Heat oil in a large wok or skillet over medium high. Add tofu and cook, stirring occasionally for about 5 minutes. Your tofu will slighlty brown (we're not going to worry about it getting super brown and crispy here but if you want it browner and crispier, cook another 5 minutes or so stirring occasionally).
Add in your slurry mixture, ground pepper, garlic and ginger. It will sizzle at first when adding the liquids. Stir fry another 3 minutes or so, add in hot peppers and scallions. Liquids should start to thicken a bit, cook another 5 minutes or until the scallions are just softened.
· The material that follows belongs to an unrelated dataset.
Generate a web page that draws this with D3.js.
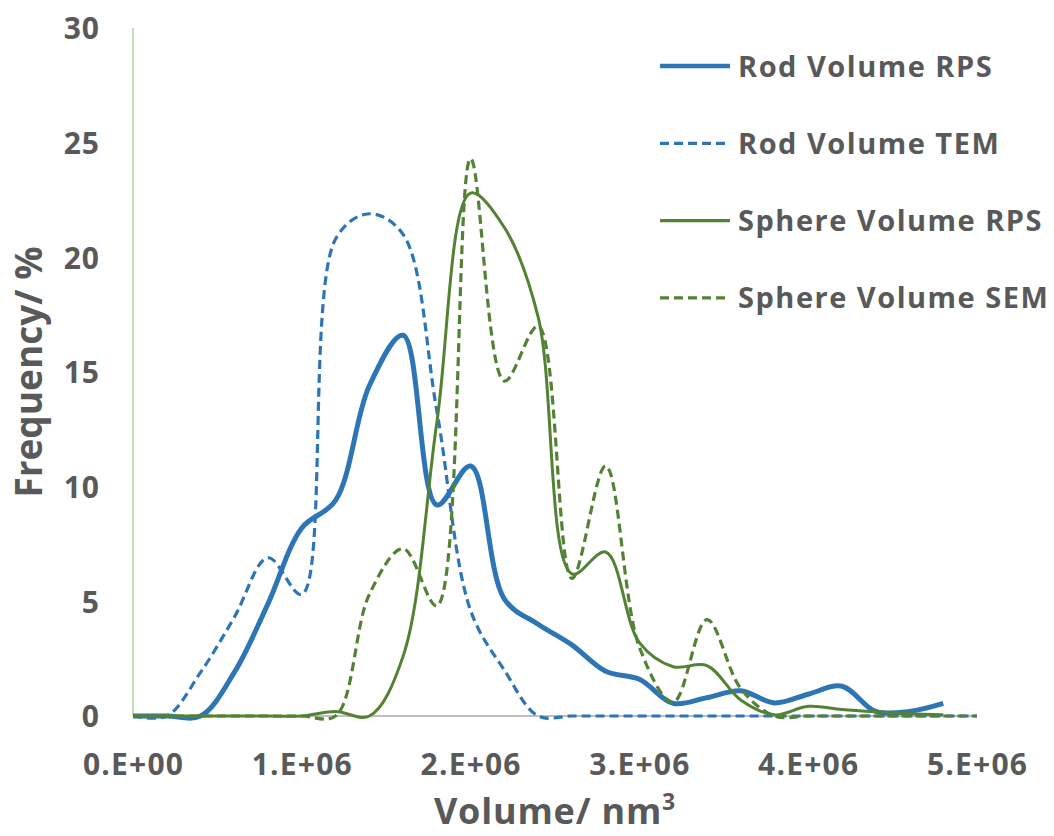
<!DOCTYPE html>
<html>
<head>
<meta charset="utf-8">
<script src="https://cdn.jsdelivr.net/npm/d3@7/dist/d3.min.js"></script>
<style>
  body { margin: 0; background: #fff; }
  text { font-family: "Open Sans", sans-serif; font-weight: bold; fill: #595959; }
</style>
</head>
<body>
<svg width="1054" height="836"></svg>
<script>
// volume bins (nm^3) shared by all series
var volume = [0, 200000, 400000, 600000, 800000, 1000000, 1200000, 1400000, 1600000,
              1800000, 2000000, 2200000, 2400000, 2600000, 2800000, 3000000, 3200000,
              3400000, 3600000, 3800000, 4000000, 4200000, 4400000, 4600000, 4800000, 5000000];

// frequency (%) per series, null = no point
var rodRPS    = [0, 0, 0, 1.9, 4.9, 8.2, 9.4, 14.4, 16.6, 9.2, 10.9, 5.1, 4.0, 3.1, 1.95,
                 1.6, 0.55, 0.8, 1.1, 0.57, 0.95, 1.3, 0.2, 0.2, 0.55, null];
var rodTEM    = [0, 0, 1.9, 4.3, 6.9, 5.3, 20.8, 21.9, 21.0, 13.3, 4.6, 2.0, 0, 0, 0,
                 0, 0, 0, 0, 0, 0, 0, 0, 0, 0, 0];
var sphereRPS = [0, 0, 0, 0, 0, 0, 0.2, 0, 2.6, 12.8, 22.8, 21.3, 17.4, 6.2, 7.15,
                 3.2, 2.15, 2.2, 0.7, 0.05, 0.42, 0.28, 0.18, 0.1, 0.05, null];
var sphereSEM = [0, 0, 0, 0, 0, 0, 0, 5.3, 7.3, 4.8, 24.3, 14.6, 17.0, 6.0, 10.9,
                 3.0, 0.6, 4.2, 1.2, 0, 0, 0, 0, 0, 0, 0];

var seriesNames = ["Rod Volume RPS", "Rod Volume TEM", "Sphere Volume RPS", "Sphere Volume SEM"];
var xTicks = [0, 1000000, 2000000, 3000000, 4000000, 5000000];
var xTickLabels = ["0.E+00", "1.E+06", "2.E+06", "3.E+06", "4.E+06", "5.E+06"];
var yTicks = [0, 5, 10, 15, 20, 25, 30];

var svg = d3.select("svg");

var x = d3.scaleLinear().domain([0, 5000000]).range([133, 977]),
    y = d3.scaleLinear().domain([0, 30]).range([716, 28]);

// y axis line (light green) and x axis line (grey)
svg.append("line")
    .attr("x1", x(0)).attr("x2", x(0))
    .attr("y1", y(30)).attr("y2", y(0))
    .attr("stroke", "#c5e0b4").attr("stroke-width", 2);
svg.append("line")
    .attr("x1", x(0)).attr("x2", x(5000000))
    .attr("y1", y(0)).attr("y2", y(0))
    .attr("stroke", "#bfbfbf").attr("stroke-width", 2);

// tick labels
var xAxis = svg.append("g")
    .attr("transform", "translate(0," + y(0) + ")")
    .call(d3.axisBottom(x).tickValues(xTicks).tickSize(0)
        .tickFormat(function(d, i) { return xTickLabels[i]; }));
xAxis.select(".domain").remove();
xAxis.selectAll("text")
    .attr("y", 59).attr("dy", 0)
    .style("font-size", "30px")
    .style("letter-spacing", "1.2px");

var yAxis = svg.append("g")
    .attr("transform", "translate(" + x(0) + ",0)")
    .call(d3.axisLeft(y).tickValues(yTicks).tickSize(0).tickPadding(33));
yAxis.select(".domain").remove();
yAxis.selectAll("text")
    .attr("dy", "0.36em")
    .style("font-size", "30px")
    .style("letter-spacing", "1px");
svg.selectAll(".tick text").attr("fill", "#595959");

// series
var series = [
  {name: seriesNames[0], values: rodRPS,    color: "#2e75b6", width: 5,   dash: null},
  {name: seriesNames[1], values: rodTEM,    color: "#2e75b6", width: 3.2, dash: "9,5"},
  {name: seriesNames[2], values: sphereRPS, color: "#548235", width: 3,   dash: null},
  {name: seriesNames[3], values: sphereSEM, color: "#548235", width: 3.2, dash: "9,5"}
];

var line = d3.line()
    .defined(function(d) { return d[1] != null; })
    .x(function(d) { return x(d[0]); })
    .y(function(d) { return y(d[1]); })
    .curve(d3.curveCatmullRom.alpha(0.5));

series.forEach(function(s) {
  svg.append("path")
      .datum(volume.map(function(v, i) { return [v, s.values[i]]; }))
      .attr("fill", "none")
      .attr("stroke", s.color)
      .attr("stroke-width", s.width)
      .attr("stroke-dasharray", s.dash)
      .attr("stroke-linejoin", "round")
      .attr("d", line);
});

// legend
var legend = svg.append("g");
series.forEach(function(s, i) {
  var ly = 66 + i * 77.3;
  legend.append("line")
      .attr("x1", 660).attr("x2", 730)
      .attr("y1", ly).attr("y2", ly)
      .attr("stroke", s.color)
      .attr("stroke-width", s.width === 5 ? 4.5 : 3.2)
      .attr("stroke-dasharray", s.dash ? "9,5" : null);
  legend.append("text")
      .attr("x", 738).attr("y", ly + 10.5)
      .style("font-size", "29px")
      .style("letter-spacing", "1.5px")
      .text(s.name);
});

// axis titles
svg.append("text")
    .attr("transform", "translate(42," + ((y(0) + y(30)) / 2) + ") rotate(-90)")
    .attr("text-anchor", "middle")
    .style("font-size", "37px")
    .text("Frequency/ %");

var xt = svg.append("text")
    .attr("x", (x(0) + x(5000000)) / 2)
    .attr("y", 824)
    .attr("text-anchor", "middle")
    .style("font-size", "36px")
    .style("letter-spacing", "0.8px")
    .text("Volume/ nm");
xt.append("tspan")
    .attr("dy", -14)
    .style("font-size", "23px")
    .text("3");
</script>
</body>
</html>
Serve with brown rice, brown rice/quinoa mix, basmati or jasmine rice. Soba noodles would be great too. Add a large handful of chopped cilantro on the side, it will add to the flavors while giving a nice dose of freshness to the pepperiness. If you love cilantro, you will truly appreciate it here!
Add more or less of any ingredient to suit your taste. You can also sub in mild chili peppers or sliced jalapeno peppers with the seeds removed.
For the scallions, you'll notice that I cut the darker green parts into 1 inch sections while slicing the white and light green parts into 1/4 inch pieces. Just a thought if you'd like to do the same.
Feel free to use 2 tablespoons pure cane sugar, raw sugar or cocout sugar in place of the liquid sweetener.